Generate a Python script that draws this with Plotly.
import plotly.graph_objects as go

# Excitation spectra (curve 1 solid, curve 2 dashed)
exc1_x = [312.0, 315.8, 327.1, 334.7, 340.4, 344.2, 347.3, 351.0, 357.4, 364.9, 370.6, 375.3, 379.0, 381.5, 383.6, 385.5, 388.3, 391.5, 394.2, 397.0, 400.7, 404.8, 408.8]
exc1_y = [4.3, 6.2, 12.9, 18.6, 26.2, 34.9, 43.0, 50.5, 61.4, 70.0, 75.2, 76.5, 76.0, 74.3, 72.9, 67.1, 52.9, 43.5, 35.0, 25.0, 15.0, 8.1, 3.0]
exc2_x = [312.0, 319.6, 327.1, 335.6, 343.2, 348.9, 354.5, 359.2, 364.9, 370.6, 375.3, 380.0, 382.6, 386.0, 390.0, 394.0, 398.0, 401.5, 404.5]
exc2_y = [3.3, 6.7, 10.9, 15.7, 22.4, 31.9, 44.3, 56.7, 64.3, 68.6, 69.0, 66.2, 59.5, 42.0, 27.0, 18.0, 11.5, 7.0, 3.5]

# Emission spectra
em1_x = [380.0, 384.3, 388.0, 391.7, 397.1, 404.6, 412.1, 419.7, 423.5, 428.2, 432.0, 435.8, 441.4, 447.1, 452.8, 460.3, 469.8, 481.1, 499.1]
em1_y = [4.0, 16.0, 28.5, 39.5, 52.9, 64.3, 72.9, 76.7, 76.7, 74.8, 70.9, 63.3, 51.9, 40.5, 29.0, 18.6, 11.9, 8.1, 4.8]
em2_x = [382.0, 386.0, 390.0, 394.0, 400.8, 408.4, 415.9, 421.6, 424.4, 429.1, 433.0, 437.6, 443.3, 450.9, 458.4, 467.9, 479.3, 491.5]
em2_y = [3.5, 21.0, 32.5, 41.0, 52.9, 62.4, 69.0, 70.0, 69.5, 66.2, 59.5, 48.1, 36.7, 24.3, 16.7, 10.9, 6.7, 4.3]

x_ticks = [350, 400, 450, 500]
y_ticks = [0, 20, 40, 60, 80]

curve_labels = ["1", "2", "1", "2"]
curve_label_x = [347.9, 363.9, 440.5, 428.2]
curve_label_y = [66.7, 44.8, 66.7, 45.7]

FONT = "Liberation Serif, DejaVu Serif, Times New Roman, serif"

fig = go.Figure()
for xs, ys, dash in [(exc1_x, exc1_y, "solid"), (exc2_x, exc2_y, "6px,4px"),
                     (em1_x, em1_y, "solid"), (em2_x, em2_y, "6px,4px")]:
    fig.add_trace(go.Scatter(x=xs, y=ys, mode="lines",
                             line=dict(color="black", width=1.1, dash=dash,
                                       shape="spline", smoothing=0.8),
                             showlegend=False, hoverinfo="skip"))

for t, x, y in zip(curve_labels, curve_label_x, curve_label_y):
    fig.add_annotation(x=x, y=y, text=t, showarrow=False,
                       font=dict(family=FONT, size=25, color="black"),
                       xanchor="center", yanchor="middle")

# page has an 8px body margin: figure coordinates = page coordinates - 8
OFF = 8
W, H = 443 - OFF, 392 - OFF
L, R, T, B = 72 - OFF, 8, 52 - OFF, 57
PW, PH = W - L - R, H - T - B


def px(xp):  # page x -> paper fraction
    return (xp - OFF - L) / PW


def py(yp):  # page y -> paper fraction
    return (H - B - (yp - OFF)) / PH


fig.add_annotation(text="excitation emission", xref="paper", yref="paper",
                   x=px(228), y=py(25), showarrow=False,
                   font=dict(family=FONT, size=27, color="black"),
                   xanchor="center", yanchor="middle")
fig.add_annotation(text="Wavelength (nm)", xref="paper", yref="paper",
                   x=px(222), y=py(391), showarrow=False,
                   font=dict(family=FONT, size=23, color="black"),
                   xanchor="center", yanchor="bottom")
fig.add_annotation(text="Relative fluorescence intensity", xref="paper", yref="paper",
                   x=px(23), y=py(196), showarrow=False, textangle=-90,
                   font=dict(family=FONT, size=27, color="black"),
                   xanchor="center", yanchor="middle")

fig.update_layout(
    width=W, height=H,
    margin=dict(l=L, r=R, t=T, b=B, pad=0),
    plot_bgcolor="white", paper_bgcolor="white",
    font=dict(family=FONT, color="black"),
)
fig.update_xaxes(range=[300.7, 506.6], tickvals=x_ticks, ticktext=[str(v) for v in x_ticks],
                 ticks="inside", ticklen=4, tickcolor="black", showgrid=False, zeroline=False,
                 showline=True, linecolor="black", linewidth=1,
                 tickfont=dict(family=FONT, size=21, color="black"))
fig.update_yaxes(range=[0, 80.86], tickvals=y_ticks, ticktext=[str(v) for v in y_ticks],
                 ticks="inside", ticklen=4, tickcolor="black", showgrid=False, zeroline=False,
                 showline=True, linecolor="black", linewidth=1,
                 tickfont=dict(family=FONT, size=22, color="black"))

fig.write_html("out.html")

+++

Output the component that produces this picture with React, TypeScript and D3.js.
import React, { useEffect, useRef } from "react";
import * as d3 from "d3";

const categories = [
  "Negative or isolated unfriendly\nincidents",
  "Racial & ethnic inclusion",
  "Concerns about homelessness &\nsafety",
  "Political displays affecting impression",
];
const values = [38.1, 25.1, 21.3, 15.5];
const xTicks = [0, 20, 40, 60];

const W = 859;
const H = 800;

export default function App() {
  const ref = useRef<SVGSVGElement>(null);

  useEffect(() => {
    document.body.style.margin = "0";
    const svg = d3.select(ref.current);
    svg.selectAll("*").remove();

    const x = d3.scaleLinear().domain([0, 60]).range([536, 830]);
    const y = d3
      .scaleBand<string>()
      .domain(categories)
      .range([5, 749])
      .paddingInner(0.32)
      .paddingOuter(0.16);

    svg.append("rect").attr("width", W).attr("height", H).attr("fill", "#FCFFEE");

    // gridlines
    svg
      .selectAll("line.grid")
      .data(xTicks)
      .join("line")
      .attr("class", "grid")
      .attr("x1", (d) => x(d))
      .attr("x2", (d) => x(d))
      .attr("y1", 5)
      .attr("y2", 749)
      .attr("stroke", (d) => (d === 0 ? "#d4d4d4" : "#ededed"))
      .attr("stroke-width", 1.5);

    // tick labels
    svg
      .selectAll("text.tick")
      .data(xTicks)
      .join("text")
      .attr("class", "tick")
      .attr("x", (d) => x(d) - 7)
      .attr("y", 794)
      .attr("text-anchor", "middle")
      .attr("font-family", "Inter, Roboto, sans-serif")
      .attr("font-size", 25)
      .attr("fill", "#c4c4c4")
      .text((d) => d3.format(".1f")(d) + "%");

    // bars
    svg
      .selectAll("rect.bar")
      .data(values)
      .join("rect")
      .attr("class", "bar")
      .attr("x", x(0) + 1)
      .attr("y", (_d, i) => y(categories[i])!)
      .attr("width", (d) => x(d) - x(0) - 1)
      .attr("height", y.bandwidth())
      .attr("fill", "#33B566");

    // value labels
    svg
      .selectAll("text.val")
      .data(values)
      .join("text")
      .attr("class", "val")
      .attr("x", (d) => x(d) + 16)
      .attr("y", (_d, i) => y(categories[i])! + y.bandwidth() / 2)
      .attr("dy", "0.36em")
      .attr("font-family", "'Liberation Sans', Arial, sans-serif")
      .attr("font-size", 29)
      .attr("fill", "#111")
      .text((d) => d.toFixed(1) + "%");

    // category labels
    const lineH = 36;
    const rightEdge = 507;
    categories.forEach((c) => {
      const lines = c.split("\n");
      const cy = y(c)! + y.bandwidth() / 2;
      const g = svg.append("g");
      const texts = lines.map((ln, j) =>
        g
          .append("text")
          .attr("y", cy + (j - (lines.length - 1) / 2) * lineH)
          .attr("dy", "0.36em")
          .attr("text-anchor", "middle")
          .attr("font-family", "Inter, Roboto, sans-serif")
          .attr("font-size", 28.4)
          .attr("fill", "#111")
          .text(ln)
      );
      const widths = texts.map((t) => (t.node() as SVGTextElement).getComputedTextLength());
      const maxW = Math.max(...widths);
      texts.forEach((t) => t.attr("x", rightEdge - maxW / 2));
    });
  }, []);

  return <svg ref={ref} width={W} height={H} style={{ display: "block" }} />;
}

+++

> **What is required**: Exactly those lines that run from the line with "Generate a Python" through the line with "11.5, 7.0, 3.5]" are to be reproduced; both end lines belong to the range.

> **Answer for the task**:
Generate a Python script that draws this with Plotly.
import plotly.graph_objects as go

# Excitation spectra (curve 1 solid, curve 2 dashed)
exc1_x = [312.0, 315.8, 327.1, 334.7, 340.4, 344.2, 347.3, 351.0, 357.4, 364.9, 370.6, 375.3, 379.0, 381.5, 383.6, 385.5, 388.3, 391.5, 394.2, 397.0, 400.7, 404.8, 408.8]
exc1_y = [4.3, 6.2, 12.9, 18.6, 26.2, 34.9, 43.0, 50.5, 61.4, 70.0, 75.2, 76.5, 76.0, 74.3, 72.9, 67.1, 52.9, 43.5, 35.0, 25.0, 15.0, 8.1, 3.0]
exc2_x = [312.0, 319.6, 327.1, 335.6, 343.2, 348.9, 354.5, 359.2, 364.9, 370.6, 375.3, 380.0, 382.6, 386.0, 390.0, 394.0, 398.0, 401.5, 404.5]
exc2_y = [3.3, 6.7, 10.9, 15.7, 22.4, 31.9, 44.3, 56.7, 64.3, 68.6, 69.0, 66.2, 59.5, 42.0, 27.0, 18.0, 11.5, 7.0, 3.5]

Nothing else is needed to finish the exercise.